Rather than addressing directly the substantive moral issues at stake in the most pressing issues of the day, originalism screens them from view. Our speech jurisprudence does not inquire into the rightful or wrongful ends for which speech can be used. Our religion jurisprudence makes no judgment about what religion is and does not distinguish the rightful or wrongful ends to which religion might be put. Our abortion jurisprudence, even in a post-Dobbs world, prescinds from the question of when human life begins—as though the question were irrelevant or unknowable. Examples could be multiplied across other areas of the law.

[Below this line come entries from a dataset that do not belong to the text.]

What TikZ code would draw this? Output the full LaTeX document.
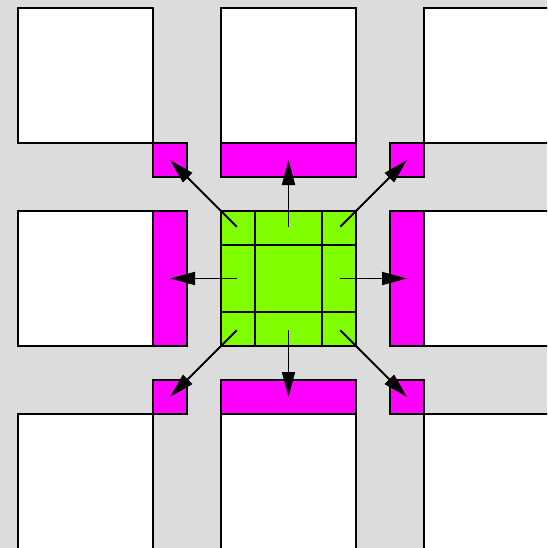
\documentclass[tikz,border=0pt]{standalone}
\usetikzlibrary{arrows.meta}
\definecolor{bg}{HTML}{DCDCDC}
\definecolor{mag}{HTML}{FF00FF}
\definecolor{lime}{HTML}{80FF00}
\begin{document}
\begin{tikzpicture}[x=1pt,y=-1pt,
  box/.style={draw=black,line width=1.8pt,inner sep=0pt,outer sep=0pt,rectangle},
  whitebox/.style={box,fill=white,minimum width=135pt,minimum height=135pt},
  sqm/.style={box,fill=mag,minimum width=34pt,minimum height=34pt},
  hbar/.style={box,fill=mag,minimum width=135pt,minimum height=34pt},
  vbar/.style={box,fill=mag,minimum width=34pt,minimum height=135pt},
  greenbox/.style={box,fill=lime,minimum width=135pt,minimum height=135pt},
  grid/.style={line width=1.8pt},
  arr/.style={draw=black,line width=1.8pt,-{Triangle[length=25pt,width=13pt]}}]
\useasboundingbox (0,0) rectangle (547,548);
\clip (0,0) rectangle (547,548);
\fill[bg] (0,0) rectangle (547,548);
% white squares
\node[whitebox] (w11) at (85.5,75.5) {};
\node[whitebox] (w12) at (288.5,75.5) {};
\node[whitebox] (w13) at (491.5,75.5) {};
\node[whitebox] (w21) at (85.5,278.5) {};
\node[whitebox] (w23) at (491.5,278.5) {};
\node[whitebox] (w31) at (85.5,481.5) {};
\node[whitebox] (w32) at (288.5,481.5) {};
\node[whitebox] (w33) at (491.5,481.5) {};
% magenta targets
\node[sqm] (mtl) at (170,160) {};
\node[hbar] (mt) at (288.5,160) {};
\node[sqm] (mtr) at (407,160) {};
\node[vbar] (ml) at (170,278.5) {};
\node[vbar] (mr) at (407,278.5) {};
\node[sqm] (mbl) at (170,397) {};
\node[hbar] (mb) at (288.5,397) {};
\node[sqm] (mbr) at (407,397) {};
% green centre
\node[greenbox] (g) at (288.5,278.5) {};
\draw[grid] (g.north west) ++(33.75,0) -- ++(0,135);
\draw[grid] (g.north east) ++(-33.75,0) -- ++(0,135);
\draw[grid] (g.north west) ++(0,33.75) -- ++(135,0);
\draw[grid] (g.south west) ++(0,-33.75) -- ++(135,0);
% arrow starts
\coordinate (stl) at (236.75,226.75);
\coordinate (st) at (288.5,226.75);
\coordinate (str) at (340.25,226.75);
\coordinate (sl) at (236.75,278.5);
\coordinate (sr) at (340.25,278.5);
\coordinate (sbl) at (236.75,330.25);
\coordinate (sb) at (288.5,330.25);
\coordinate (sbr) at (340.25,330.25);
\draw[arr] (stl) -- (mtl.center);
\draw[arr] (st) -- (mt.center);
\draw[arr] (str) -- (mtr.center);
\draw[arr] (sl) -- (ml.center);
\draw[arr] (sr) -- (mr.center);
\draw[arr] (sbl) -- (mbl.center);
\draw[arr] (sb) -- (mb.center);
\draw[arr] (sbr) -- (mbr.center);
\end{tikzpicture}
\end{document}
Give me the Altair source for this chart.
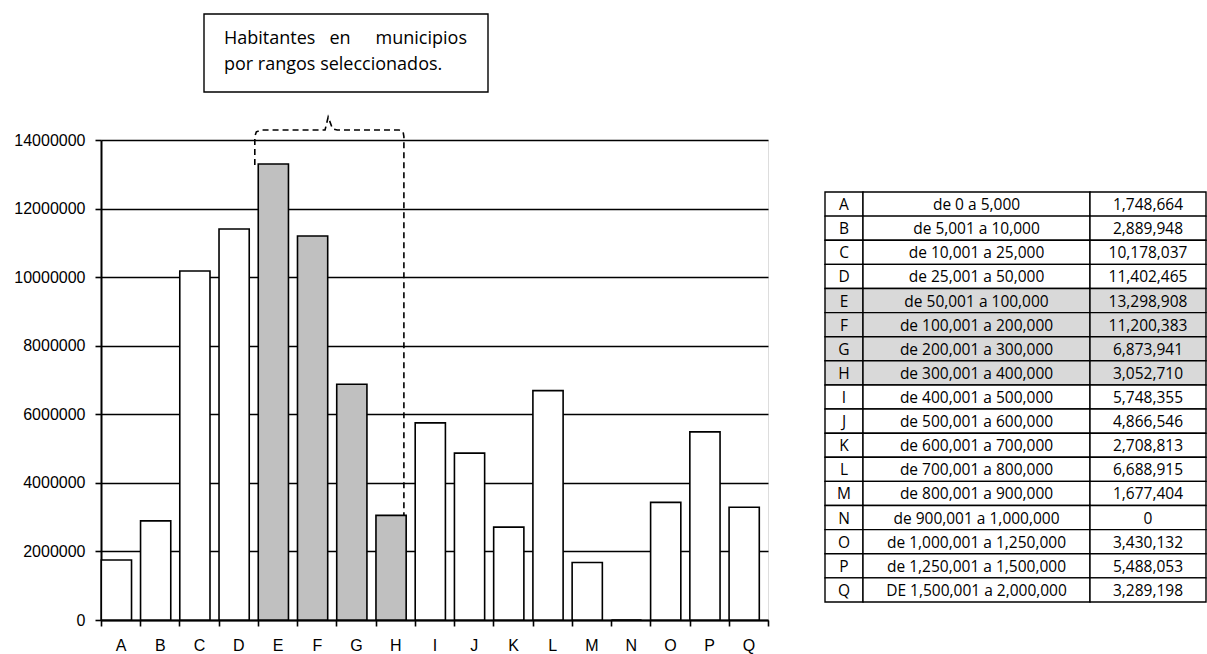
import altair as alt
import pandas as pd

# Población por rango de tamaño de municipio
claves = list("ABCDEFGHIJKLMNOPQ")
rangos = [
    "de 0 a 5,000", "de 5,001 a 10,000", "de 10,001 a 25,000", "de 25,001 a 50,000",
    "de 50,001 a 100,000", "de 100,001 a 200,000", "de 200,001 a 300,000",
    "de 300,001 a 400,000", "de 400,001 a 500,000", "de 500,001 a 600,000",
    "de 600,001 a 700,000", "de 700,001 a 800,000", "de 800,001 a 900,000",
    "de 900,001 a 1,000,000", "de 1,000,001 a 1,250,000", "de 1,250,001 a 1,500,000",
    "DE 1,500,001 a 2,000,000",
]
habitantes = [1748664, 2889948, 10178037, 11402465, 13298908, 11200383, 6873941,
              3052710, 5748355, 4866546, 2708813, 6688915, 1677404, 0, 3430132,
              5488053, 3289198]
seleccionados = ["E", "F", "G", "H"]

# Llave punteada sobre los rangos seleccionados (x en unidades de categoría)
llave_x = [3.92, 3.92, 3.96, 4.08, 5.71, 5.79, 5.90, 6.02, 7.60, 7.70, 7.72, 7.72]
llave_y = [13.27e6, 14.10e6, 14.24e6, 14.29e6, 14.29e6, 14.67e6, 14.33e6, 14.29e6,
           14.29e6, 14.24e6, 14.10e6, 3.05e6]

W, H = 667, 480
FONT_AX = "Liberation Sans"
FONT_TXT = "Open Sans"

df = pd.DataFrame({
    "clave": claves,
    "rango": rangos,
    "habitantes": habitantes,
    "sel": [c in seleccionados for c in claves],
})

barras = alt.Chart(df).mark_bar(
    stroke="black", strokeWidth=1.6, xOffset=-4.2,
    width=alt.RelativeBandSize(0.77)
).encode(
    x=alt.X("clave:N", sort=claves, title=None,
            scale=alt.Scale(paddingInner=0, paddingOuter=0),
            axis=alt.Axis(labelAngle=0, tickBand="extent", labelFont=FONT_AX,
                          labelFontSize=16, labelColor="black", labelPadding=11,
                          tickSize=6, tickColor="black", tickWidth=1.6,
                          domainColor="black", domainWidth=2, grid=False)),
    y=alt.Y("habitantes:Q", title=None,
            scale=alt.Scale(domain=[0, 14000000], nice=False),
            axis=alt.Axis(values=list(range(0, 14000001, 2000000)), format="d",
                          labelFont=FONT_AX, labelFontSize=16, labelColor="black",
                          labelPadding=10, tickSize=6, tickColor="black",
                          tickWidth=1.6, domainColor="black", domainWidth=2,
                          grid=True, gridColor="black", gridWidth=1.6)),
    fill=alt.condition("datum.sel", alt.value("#c0c0c0"), alt.value("white")),
)

llave = alt.Chart(pd.DataFrame({"x": llave_x, "y": llave_y, "o": range(len(llave_x))})).mark_line(
    color="black", strokeWidth=1.6, strokeDash=[6, 4]
).encode(
    x=alt.X("x:Q", scale=alt.Scale(domain=[0, 17], nice=False, zero=False), axis=None),
    y=alt.Y("y:Q", scale=alt.Scale(domain=[0, 14000000], nice=False), axis=None),
    order="o:Q",
)

# Recuadro con la nota
nota_data = alt.Data(values=[{}])
caja = alt.Chart(nota_data).mark_rect(fill="white", stroke="black", strokeWidth=1.4).encode(
    x=alt.value(103), x2=alt.value(387), y=alt.value(-126), y2=alt.value(-48)
)
nota_kw = dict(font=FONT_TXT, fontSize=18, color="black", baseline="alphabetic")
p1 = alt.Chart(nota_data).mark_text(align="left", **nota_kw).encode(
    x=alt.value(123), y=alt.value(-96), text=alt.value("Habitantes"))
p2 = alt.Chart(nota_data).mark_text(align="center", **nota_kw).encode(
    x=alt.value(239), y=alt.value(-96), text=alt.value("en"))
p3 = alt.Chart(nota_data).mark_text(align="right", **nota_kw).encode(
    x=alt.value(366), y=alt.value(-96), text=alt.value("municipios"))
p4 = alt.Chart(nota_data).mark_text(align="left", **nota_kw).encode(
    x=alt.value(123), y=alt.value(-70), text=alt.value("por rangos seleccionados."))

# Tabla de rangos a la derecha
anchos = [38, 227, 116]
bordes = [0, anchos[0], anchos[0] + anchos[1], sum(anchos)]
celdas = []
for i, (c, r, h) in enumerate(zip(claves, rangos, habitantes)):
    textos = [c, r, f"{h:,}"]
    for j in range(3):
        celdas.append({
            "x0": bordes[j], "x1": bordes[j + 1], "xm": (bordes[j] + bordes[j + 1]) / 2,
            "y0": i, "y1": i + 1, "ym": i + 0.5,
            "txt": textos[j], "sel": c in seleccionados,
        })
tabla_df = pd.DataFrame(celdas)
tx = alt.Scale(domain=[0, sum(anchos)], range=[724, 724 + sum(anchos)], nice=False, zero=False)
ty = alt.Scale(domain=[0, 17], range=[52, 462], nice=False, zero=False)
tabla_rect = alt.Chart(tabla_df).mark_rect(stroke="black", strokeWidth=1.4).encode(
    x=alt.X("x0:Q", scale=tx, axis=None), x2="x1:Q",
    y=alt.Y("y0:Q", scale=ty, axis=None), y2="y1:Q",
    fill=alt.condition("datum.sel", alt.value("#d9d9d9"), alt.value("white")),
)
tabla_txt = alt.Chart(tabla_df).mark_text(
    font=FONT_TXT, fontSize=15.5, color="black", baseline="middle", align="center", dy=1
).encode(
    x=alt.X("xm:Q", scale=tx, axis=None),
    y=alt.Y("ym:Q", scale=ty, axis=None),
    text="txt:N",
)

chart = alt.layer(
    barras, llave, caja, p1, p2, p3, p4, tabla_rect, tabla_txt
).resolve_scale(
    x="independent", y="independent"
).properties(
    width=W, height=H,
    autosize=alt.AutoSizeParams(type="none"),
    padding={"left": 101, "top": 140, "right": 439, "bottom": 34},
).configure_view(
    stroke="#8c8c8c", strokeWidth=1.5
).configure(background="white")

chart.save("out.html", embed_options={"renderer": "svg", "actions": False})
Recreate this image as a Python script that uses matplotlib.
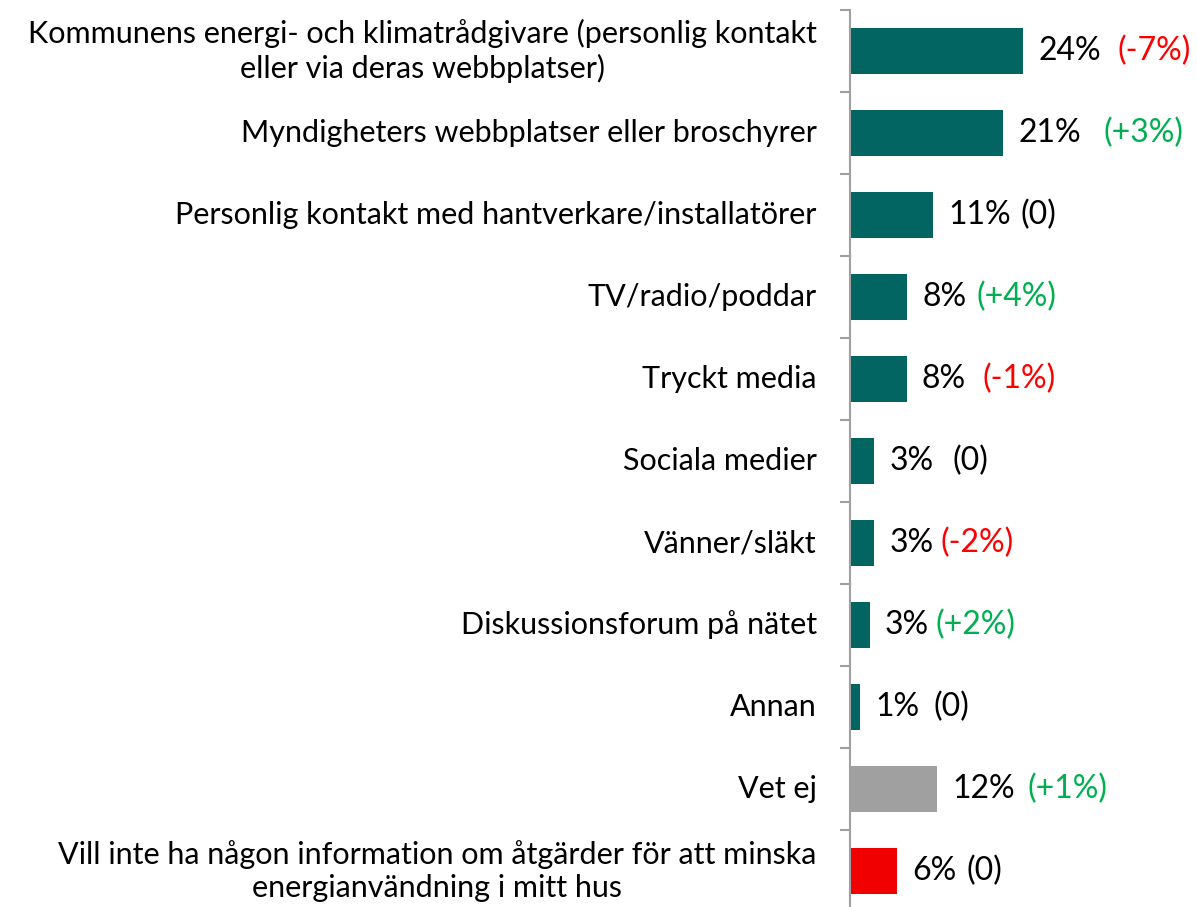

In each, a morally principled approach to jurisprudence cannot be premised on either legal positivism or moral relativism.

Judges must draw out the implications of the first principles of moral judgment when addressing the concrete cases that arise in law, eschewing moral relativism and anchoring each judgment in a moral axiom. “Once we sign on to the premises of even a mild moral relativism,” Arkes warns, “we can no longer explain or defend the rightness or goodness of the regime we are seeking to preserve.” Without a moral justification for legal judgments, or the legal regime as a whole, we are left only with power. If, as Lincoln urged in his 1860 Cooper Union address, we are to live out our “faith that right makes might,” then we must offer justifications grounded in necessary truths—those truths we cannot deny without falling into incoherence. When we do so, Hadley Arkes notes in his superb new book, “we have chosen…the moral reasoning of the Natural Law.”